Tshaj tawm: 22.04.2017
Gestern sind wir zu später Stunde in Lublin nach einem langen und sehr intensiven Tag angekommen. Jeder wollte auf sein Zimmer, eine kurze Dusche nehmen und nur noch schlafen. Heute Morgen, als wir uns zum Morgengebet trafen, wurde uns langsam bewusst, wo wir uns befinden. Die restaurierte Synagoge der ehrwürdigen Yeshiwat Chachmei Lublin ist erst seit kurzer Zeit wieder als solche zugänglich. Zwischen dem Krieg und der Rückgabe an die jüdische Gemeinde wurde das Gebäude von der medizinischen Fakultät der Universität Lublin verwendet. Die Synagoge diente ihr als Vorlesungssaal.
Lublin war vom 15. Jahrhundert an bis zum Krieg eine blühende jüdische Gemeinde. Obwohl die Yeshiwa, welche für ihren grossräumigen und komfortablen Campus sowie die grosse Grünfläche rund herum berühmt war, nur während neun Jahren einen täglichen Betrieb aufrecht erhalten konnte, ist sie bis heute prägend. Rabbi Meir Shapira war der Gründer und der Leiter der Yeshiwa. Er galt als aussergewöhnlicher Erzieher und war der Ansicht, dass jedes Kind nach seinen Möglichkeiten grossgezogen werden muss und dass man jedes Kind als vollwertigen Menschen zu betrachten hat. Jedes Kind soll in der richtigen Umgebung aufwachsen, um sein Potenzial voll auszuschöpfen.

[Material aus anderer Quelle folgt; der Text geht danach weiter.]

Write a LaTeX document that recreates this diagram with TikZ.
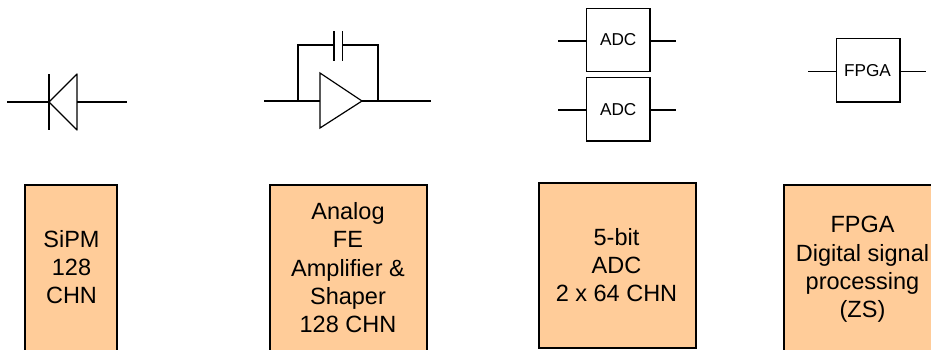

Es war die Vision von Rabbi Shapira die Gemara allen Juden, nicht nur einer kleinen, gebildeten Elite, zugänglich zu machen. Bis zu seiner Zeit war es unüblich, dass sich eine breite Masse mit der Gemara auseinandersetzte. Er ist der Vater des 'Daf Jomi'. Das ist ein Lehrzyklus, mit welchem man täglich ein Blatt (zwei Seiten) Talmud lernt. Innerhalb von sieben Jahren behandelt man so die ganze mündliche Überlieferung. Heute lernen tausenden von Juden in diesem Rythmus den Talumd. Obwohl die Yeshiwa von den Nazis zerstört wurde, hat sie bis heute enormen Einfluss auf das moderne Judentum. Die Lehren und Denkweisen, die der Schule von Rabbi Shapira entspringen, werden bis heute vermittelt. Die Strahlkraft dieser Institution war und ist noch immer grenzenlos.
An einem solchen Ort (heute dient ein Teil der Yeshiwa als Hotel) zu übernachten und am Morgen zu beten, war sehr speziell und eindrucksvoll. In diesen Hallen bekommt man einen Sinn für das jüdische Leben von damals. Die Juden waren stolze Bürger Lublins und mussten sich nicht verstecken. Der imposante Bau steht mitten in der Stadt. Das Gefühl, wie sich die Juden damals ausleben, bilden und unbeschwert Menschen sein durften, lässt sich nur erahnen.